Sometimes, even especially as an adult, it's easy to forget the little things. I don't have to plan for an epic "weekend" because just watching L. grow and learn so many things in just the span of a few days is more than epic. And when I get her again for our next weekend, sometimes it's seems overwhelming to come up with ways to amuse and enrich her. And it's easy to get trapped into the cycle of television-watching. 

But I've found the more I get her out into the world, the more little things add up to big things. Things I would take for granted, I have to remember, are still new to her. She needs me to explain them, even if she doesn't understand everything I'm saying.

The Rose Garden at Boothe Park in Stratford.
One of our favorite places to visit.

The more little moments I can mentally collect (and, with the use of my iPhone, I can capture just a small portion of those tiny moments to show others), the more I can look back on our weekends and feel accomplished.

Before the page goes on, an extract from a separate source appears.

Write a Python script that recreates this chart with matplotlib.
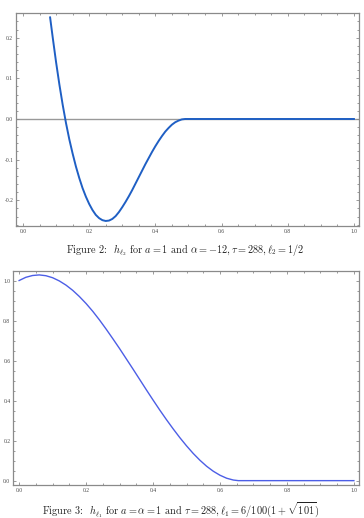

Taken from a screenshot of a video taken with the phone
strategically placed in my bra. Yup, I go to those
extremes to capture faces like this.
Going along with my whole mission statement of not trying to live up to some unattainable supermom ideal, I need the constant reminders that it's the little things that'll add up to big things later in life. Maybe L. will want to work with animals one day and our trip to the zoo will have contributed to that in a tiny way. Maybe she'll want to play hockey in school, which the boyfriend will have contributed to by just goofing around with her. Maybe she'll decide she wants to help people get and stay healthy and active because of some distant memory she might not even remember at the park. Or maybe she'll grow beautiful flowers in a garden one day because of the beauty she saw at a rose garden we frequently visit.


Then again, maybe she won't do any of these things. But she'll have experienced them to know they're not for her in the long run. And I'd rather have her be able to walk past an open door that doesn't suit her in life then get to one that is shut because we didn't give her the opportunity to explore something now.